IX. К вопросу о культе лисицы (К главе «Вечер на Хиноки-тьо»)
«… разительно в японском народе, по мнению Канэко, отсутствие мистицизма».
(Из главы «Вечер на Хиноки-тьо»).
«Но все же подлинная, народная вера, о которой почти не знают европейцы, ныне здравствующая, идет мимо синто и буддизма».
(Ibidem).(От комментатора — вынужденное объяснение)
К страницам Б. Пильняка, где говорится о лисьем боге и о философии японского народа, мной был написан большой очерк-комментарий на два печатных листа. Я позволил себе так распространиться потому, что вопросом о лисьем культе в Японии и вообще о японских суевериях занимаюсь уже восемь лет и готовлю диссертацию, предназначенную к печатанию в журнале Bruno Scliindler'a и F. Weller'a «Asia Major» и в органе «Royal Asiatic Society» и потому, что этот вопрос еще очень слабо освещен в европейской японологической литературе — его коснулись весьма поверхностно проф. Chamberlain в своих трудах и авторы статей в «Transactions of Asiatic Society» и несколько слов — вскользь сказал pater G. Sclmrhammer в своей работе: «Der Shintoismiis nacli den gedruckten imd ungedruckten Bericliten der japanischen iesu-tenmissionare des 16 imd 17. Jabrhunderts». В японской литературе этот вопрос почти исчерпывающе освещен в трудах токийского профессора Inoue Enryo, выдающегося специалиста по демонологии, и в историко-этнографическом журнале «Min-zoku to Rekislib» (августовская книга 1922 г.). В своей работе я подробно описал и классифицировал всех собак-богов (inugami), чудесных змей, водяных отроков (карра), горных духов (tengu), барсуков — оборотней и волшебных лисиц, вера в которых, ввезенная в Нарский и Хэйа некий периоды из Китая, до сих пор необычайно распространена в Японии. Каждая провинция имеет своих чародейных монстров, объектов благоговейного поклонения, из коих наибольшей популярностью пользуется лисица. До сих пор в японских провинциях, — в особенности в юго — западной части Хонсю главного острова Японии, — семьи, подозреваемые в связи с колдуньей-лисицей, подвергаются бойкоту не только матримониальному, но и экономическому, ибо у них не покупают и не арендуют земельных участков и стараются вообще не иметь с ними никакого дела.
На острове Оки (в Японском море), когда производятся выборы в нижнюю палату, то конкурирующие кандидаты политических партий разделяются на сторонников лисицы и на противников ее. (См. «Meishin to shukyo» проф.
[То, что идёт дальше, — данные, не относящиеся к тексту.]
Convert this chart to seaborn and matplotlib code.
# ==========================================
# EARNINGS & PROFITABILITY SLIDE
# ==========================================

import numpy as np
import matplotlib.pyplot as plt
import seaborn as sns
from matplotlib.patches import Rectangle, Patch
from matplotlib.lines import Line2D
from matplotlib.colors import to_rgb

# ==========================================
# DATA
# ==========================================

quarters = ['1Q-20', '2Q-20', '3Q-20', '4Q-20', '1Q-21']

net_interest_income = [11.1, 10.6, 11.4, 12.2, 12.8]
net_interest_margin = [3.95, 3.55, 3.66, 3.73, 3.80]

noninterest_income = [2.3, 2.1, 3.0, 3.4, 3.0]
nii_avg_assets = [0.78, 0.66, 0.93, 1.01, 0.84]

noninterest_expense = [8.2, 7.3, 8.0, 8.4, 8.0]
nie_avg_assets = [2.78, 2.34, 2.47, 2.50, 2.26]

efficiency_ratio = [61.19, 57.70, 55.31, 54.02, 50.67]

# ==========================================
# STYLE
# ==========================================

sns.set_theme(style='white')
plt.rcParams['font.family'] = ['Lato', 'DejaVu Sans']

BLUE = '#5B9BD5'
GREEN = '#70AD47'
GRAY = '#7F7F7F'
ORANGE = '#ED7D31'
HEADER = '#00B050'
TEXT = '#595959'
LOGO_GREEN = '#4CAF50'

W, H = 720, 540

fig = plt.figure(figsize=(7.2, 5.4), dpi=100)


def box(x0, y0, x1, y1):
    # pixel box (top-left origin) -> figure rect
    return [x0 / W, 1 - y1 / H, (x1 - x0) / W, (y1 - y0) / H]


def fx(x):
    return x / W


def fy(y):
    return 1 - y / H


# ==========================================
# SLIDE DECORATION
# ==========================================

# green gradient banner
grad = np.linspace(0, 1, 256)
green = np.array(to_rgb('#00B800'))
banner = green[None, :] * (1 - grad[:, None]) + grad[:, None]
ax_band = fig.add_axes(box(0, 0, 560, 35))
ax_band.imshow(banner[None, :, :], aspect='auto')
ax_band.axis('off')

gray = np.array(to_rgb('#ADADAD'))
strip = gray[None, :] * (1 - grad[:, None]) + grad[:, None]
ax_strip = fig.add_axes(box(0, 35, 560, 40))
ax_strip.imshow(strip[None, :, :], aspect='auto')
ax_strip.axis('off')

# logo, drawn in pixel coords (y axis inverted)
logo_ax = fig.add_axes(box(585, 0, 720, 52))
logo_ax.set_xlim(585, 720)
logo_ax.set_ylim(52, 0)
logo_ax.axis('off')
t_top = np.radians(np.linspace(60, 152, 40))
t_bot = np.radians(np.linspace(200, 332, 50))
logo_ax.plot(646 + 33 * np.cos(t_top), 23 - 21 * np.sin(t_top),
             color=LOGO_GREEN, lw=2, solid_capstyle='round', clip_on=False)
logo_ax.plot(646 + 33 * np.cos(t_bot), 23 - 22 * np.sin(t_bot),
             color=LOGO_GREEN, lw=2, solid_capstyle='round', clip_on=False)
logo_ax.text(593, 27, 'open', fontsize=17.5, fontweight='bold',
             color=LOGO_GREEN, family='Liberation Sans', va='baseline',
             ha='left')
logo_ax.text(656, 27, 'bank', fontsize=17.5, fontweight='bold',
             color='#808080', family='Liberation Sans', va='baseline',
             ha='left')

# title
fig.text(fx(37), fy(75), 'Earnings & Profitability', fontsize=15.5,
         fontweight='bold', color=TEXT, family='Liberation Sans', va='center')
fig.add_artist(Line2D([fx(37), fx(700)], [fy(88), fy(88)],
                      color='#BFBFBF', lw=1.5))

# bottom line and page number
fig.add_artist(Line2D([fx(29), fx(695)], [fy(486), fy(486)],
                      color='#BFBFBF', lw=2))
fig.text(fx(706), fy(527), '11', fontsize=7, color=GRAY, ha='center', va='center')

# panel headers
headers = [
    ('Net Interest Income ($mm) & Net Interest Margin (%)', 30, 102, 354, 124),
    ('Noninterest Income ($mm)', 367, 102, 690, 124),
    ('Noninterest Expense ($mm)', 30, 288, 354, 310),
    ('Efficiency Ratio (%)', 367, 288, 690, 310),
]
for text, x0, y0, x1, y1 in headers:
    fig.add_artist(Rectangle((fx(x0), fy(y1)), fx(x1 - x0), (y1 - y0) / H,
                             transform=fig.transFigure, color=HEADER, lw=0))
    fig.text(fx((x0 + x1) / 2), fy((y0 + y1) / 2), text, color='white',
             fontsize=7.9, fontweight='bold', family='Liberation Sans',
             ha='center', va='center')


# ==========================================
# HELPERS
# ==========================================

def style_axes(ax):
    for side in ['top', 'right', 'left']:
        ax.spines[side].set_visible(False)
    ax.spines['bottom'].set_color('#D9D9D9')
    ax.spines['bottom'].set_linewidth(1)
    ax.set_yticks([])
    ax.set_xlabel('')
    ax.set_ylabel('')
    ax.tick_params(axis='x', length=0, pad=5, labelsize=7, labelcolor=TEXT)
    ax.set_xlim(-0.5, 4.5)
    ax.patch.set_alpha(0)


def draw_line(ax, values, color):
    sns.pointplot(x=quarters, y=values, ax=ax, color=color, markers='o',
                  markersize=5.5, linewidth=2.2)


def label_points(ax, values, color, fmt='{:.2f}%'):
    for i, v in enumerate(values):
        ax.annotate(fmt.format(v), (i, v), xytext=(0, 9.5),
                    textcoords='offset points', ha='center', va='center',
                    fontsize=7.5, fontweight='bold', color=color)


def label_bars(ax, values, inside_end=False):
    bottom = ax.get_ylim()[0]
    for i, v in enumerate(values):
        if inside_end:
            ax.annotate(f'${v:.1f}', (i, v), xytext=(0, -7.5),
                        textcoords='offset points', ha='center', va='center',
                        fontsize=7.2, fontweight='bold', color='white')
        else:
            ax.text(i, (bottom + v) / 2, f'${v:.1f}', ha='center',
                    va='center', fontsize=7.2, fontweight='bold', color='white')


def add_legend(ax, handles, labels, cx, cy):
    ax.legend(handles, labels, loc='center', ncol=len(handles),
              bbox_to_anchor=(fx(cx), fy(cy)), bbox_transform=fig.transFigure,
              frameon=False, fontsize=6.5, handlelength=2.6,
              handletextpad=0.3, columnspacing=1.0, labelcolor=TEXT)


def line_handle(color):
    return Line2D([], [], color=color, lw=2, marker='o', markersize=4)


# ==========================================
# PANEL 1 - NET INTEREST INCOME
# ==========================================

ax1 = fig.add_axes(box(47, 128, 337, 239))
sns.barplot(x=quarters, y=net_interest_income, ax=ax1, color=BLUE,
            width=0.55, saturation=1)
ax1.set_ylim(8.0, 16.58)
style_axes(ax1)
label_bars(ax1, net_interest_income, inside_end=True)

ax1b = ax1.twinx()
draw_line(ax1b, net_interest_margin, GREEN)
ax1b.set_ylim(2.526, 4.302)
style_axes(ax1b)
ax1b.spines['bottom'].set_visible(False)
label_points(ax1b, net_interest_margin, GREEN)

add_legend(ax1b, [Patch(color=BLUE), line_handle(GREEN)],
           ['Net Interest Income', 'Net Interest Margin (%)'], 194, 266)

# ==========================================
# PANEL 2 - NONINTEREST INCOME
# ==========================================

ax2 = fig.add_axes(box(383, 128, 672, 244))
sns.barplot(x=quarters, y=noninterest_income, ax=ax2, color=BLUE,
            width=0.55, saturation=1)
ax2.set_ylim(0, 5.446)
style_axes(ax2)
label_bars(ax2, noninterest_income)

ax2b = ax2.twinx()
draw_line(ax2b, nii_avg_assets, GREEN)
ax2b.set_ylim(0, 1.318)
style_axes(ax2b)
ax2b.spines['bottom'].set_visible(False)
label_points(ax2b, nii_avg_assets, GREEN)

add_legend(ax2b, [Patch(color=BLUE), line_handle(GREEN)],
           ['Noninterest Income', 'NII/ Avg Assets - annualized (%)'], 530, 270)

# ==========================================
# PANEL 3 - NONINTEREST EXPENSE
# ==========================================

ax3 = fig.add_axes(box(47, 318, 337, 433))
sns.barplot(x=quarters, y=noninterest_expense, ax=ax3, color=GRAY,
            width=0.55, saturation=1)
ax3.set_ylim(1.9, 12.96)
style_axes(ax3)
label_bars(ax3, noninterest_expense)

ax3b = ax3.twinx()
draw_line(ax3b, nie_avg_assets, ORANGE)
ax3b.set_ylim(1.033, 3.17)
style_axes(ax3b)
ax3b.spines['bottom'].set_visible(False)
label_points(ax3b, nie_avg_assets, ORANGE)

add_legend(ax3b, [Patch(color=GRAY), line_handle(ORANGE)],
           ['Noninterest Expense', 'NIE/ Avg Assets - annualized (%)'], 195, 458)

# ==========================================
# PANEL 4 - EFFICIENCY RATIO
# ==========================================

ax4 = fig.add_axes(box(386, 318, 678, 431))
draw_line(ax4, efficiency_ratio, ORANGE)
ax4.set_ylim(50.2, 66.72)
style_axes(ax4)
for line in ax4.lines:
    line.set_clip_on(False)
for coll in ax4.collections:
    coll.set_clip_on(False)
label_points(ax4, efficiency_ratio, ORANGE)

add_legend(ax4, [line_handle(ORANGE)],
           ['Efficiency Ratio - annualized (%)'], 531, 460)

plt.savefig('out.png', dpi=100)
Inone, стр.74). Вера в лисьи чары имеет в сегодняшней Японии миллионы адептов, и приступающему к изучению японской этнографии необходимо в первую очередь заняться этим вопросом. Рукопись я прочитал нескольким своим коллегам — профессорам-ориентологам, в том числе и проф. Е. Д. Поливанову о нем говорит Шкловский в «Сентиментальном путешествии»), коими работа была признана весьма ценной по высоко-достоверному фактическому материалу. За день до того, как сдать рукопись в набор, а копию послать Б. А. Пильняку, я прочитал ее молодому японскому слависту (вернее эсесероведу) г-ну Тораяма, находящемуся в Москве в научной командировке и специально изучающему диалектический материализм и собирающему русские диалектологические материалы. По прочтении рукописи я, перейдя с г. Тораяма в столовую, заслушал мнение гостя, который, заявив сперва, что в большинстве случаев появление лисиц-оборотней и вселение их в людей основано на самогипнозе, начал затем приводить ряд действительных необъяснимо — таинственных фактов, имеющих место в наши дни на его родине в провинции Идзумо, между прочим им были сообщены весьма интересные данные о несмываемых кровяных пятнах на потолке зала буддийского храма, что около города Мадуэ, о дереве, возле которого появляется белая лиса — оборотень и т. д. После ухода г. Тораяма, желая занести сообщенные им факты в мою работу, я вошел в кабинет, присел к письменному столу и обнаружил бесследное исчезновение папки с рукописью. Тщательный обыск всего стола не дал никаких результатов, и только поздно ночью я случайно увидел на правом краю стола несколько чернильных следов лапок какого-то зверька, повидимому, лисиды.